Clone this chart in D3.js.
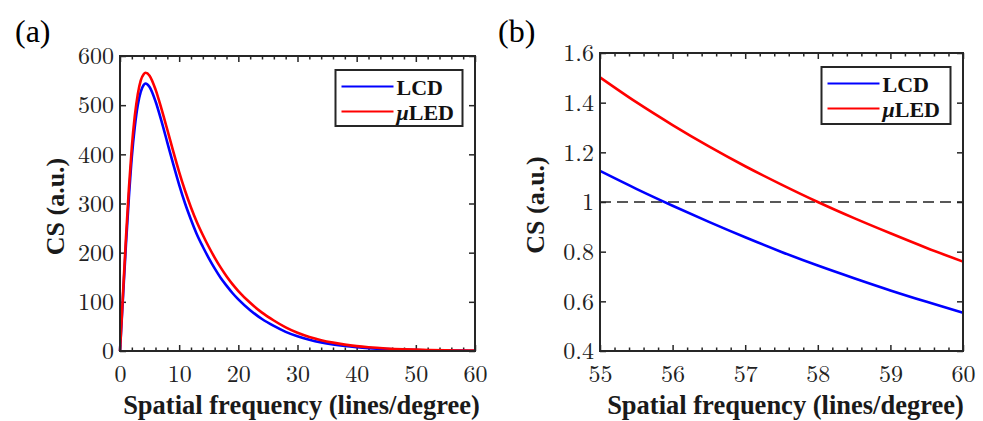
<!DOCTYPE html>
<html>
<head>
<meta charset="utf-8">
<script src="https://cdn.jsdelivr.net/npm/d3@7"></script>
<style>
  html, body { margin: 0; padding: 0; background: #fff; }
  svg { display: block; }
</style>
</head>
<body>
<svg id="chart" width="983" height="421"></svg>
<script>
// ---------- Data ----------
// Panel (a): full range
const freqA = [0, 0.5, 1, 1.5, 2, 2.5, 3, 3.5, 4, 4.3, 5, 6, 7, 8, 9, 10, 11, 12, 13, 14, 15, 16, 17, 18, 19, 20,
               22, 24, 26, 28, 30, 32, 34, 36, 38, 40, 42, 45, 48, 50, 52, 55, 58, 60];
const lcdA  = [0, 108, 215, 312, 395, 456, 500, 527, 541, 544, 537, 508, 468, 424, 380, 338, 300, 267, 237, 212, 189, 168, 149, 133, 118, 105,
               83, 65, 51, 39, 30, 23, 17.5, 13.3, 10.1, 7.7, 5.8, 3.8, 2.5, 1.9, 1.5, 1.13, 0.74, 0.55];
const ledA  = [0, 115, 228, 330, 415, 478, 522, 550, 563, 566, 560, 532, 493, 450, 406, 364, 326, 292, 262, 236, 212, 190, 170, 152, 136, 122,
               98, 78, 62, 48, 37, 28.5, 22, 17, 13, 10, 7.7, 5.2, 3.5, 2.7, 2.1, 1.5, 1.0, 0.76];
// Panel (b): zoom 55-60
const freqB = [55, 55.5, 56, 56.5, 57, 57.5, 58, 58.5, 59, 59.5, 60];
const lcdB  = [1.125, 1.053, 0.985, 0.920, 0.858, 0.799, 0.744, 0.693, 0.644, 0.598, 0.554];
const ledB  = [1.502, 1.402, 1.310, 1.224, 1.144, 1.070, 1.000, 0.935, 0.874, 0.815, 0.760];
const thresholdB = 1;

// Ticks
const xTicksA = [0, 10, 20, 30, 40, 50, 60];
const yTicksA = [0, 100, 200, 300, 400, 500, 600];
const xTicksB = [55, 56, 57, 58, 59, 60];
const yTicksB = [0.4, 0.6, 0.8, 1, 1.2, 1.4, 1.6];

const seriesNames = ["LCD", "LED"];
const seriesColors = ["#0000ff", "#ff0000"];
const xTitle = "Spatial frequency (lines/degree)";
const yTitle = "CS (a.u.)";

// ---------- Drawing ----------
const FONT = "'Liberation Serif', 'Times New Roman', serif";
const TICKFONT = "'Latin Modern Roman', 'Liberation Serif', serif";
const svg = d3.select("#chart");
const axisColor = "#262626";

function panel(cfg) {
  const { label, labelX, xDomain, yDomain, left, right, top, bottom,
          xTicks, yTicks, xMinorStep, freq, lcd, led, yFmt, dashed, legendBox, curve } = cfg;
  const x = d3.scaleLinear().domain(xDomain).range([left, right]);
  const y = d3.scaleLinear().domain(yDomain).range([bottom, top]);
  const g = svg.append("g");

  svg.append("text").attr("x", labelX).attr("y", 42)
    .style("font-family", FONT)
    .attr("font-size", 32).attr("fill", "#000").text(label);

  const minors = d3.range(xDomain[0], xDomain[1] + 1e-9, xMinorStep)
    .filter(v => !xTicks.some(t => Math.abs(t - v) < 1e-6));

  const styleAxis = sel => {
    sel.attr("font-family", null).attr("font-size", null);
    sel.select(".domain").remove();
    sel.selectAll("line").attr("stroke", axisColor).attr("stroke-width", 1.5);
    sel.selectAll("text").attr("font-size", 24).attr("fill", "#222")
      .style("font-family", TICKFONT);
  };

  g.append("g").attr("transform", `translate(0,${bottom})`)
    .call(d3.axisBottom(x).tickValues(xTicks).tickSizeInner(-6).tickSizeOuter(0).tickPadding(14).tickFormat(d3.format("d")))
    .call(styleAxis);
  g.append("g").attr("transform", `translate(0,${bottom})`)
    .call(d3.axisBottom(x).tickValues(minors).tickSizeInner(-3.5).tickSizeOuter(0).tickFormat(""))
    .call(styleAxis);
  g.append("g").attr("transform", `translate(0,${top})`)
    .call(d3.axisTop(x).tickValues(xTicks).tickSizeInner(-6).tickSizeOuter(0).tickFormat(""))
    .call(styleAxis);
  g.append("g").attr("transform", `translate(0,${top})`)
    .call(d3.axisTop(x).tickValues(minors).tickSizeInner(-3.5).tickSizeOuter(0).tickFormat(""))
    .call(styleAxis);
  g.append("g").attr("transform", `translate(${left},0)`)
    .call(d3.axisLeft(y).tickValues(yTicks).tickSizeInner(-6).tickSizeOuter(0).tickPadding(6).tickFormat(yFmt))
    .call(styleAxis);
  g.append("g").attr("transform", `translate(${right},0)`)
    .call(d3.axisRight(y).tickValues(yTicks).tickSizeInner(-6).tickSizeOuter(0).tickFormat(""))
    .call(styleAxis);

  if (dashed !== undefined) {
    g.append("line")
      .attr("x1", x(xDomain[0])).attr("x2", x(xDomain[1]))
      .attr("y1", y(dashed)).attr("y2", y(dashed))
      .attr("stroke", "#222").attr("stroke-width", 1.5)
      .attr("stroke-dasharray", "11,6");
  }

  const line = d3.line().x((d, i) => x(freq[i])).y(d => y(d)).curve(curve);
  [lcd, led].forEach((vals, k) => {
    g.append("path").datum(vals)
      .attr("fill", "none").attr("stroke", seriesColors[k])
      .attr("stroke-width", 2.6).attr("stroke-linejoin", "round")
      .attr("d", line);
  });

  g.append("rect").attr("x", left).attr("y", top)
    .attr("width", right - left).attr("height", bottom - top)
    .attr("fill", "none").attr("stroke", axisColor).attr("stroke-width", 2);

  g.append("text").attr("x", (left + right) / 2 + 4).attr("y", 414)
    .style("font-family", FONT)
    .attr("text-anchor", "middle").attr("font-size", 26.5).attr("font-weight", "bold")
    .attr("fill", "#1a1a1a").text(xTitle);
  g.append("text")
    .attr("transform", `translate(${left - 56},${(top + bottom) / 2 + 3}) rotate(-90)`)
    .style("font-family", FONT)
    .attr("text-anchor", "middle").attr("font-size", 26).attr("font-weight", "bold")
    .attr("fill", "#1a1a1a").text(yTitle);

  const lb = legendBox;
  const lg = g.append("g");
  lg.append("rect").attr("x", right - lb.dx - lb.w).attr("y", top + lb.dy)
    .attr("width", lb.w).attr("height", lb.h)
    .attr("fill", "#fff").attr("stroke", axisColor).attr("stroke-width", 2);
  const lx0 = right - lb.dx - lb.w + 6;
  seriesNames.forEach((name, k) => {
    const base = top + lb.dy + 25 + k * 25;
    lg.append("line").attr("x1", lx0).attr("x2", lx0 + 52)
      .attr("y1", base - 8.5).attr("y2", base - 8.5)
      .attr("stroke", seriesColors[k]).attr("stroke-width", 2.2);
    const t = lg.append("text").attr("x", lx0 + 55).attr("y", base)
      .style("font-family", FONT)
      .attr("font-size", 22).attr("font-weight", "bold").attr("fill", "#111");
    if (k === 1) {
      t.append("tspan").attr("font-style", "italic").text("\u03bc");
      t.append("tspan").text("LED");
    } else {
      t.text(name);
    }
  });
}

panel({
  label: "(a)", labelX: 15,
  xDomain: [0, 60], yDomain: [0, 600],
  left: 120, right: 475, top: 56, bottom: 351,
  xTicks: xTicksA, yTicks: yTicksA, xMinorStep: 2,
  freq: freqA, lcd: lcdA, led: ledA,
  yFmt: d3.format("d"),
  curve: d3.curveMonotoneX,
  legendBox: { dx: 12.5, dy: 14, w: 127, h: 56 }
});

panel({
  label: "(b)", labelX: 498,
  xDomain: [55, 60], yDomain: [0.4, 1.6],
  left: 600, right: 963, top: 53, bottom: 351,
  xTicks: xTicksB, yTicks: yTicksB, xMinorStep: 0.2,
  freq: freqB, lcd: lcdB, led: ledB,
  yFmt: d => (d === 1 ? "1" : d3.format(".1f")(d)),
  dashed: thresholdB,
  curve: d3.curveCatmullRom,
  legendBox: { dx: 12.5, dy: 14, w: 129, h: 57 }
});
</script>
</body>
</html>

- - - - -

▸ Task goal:
The word "chart" may appear on some lines. Report how many lines hold it, giving the number alone.

▸ Written response:
3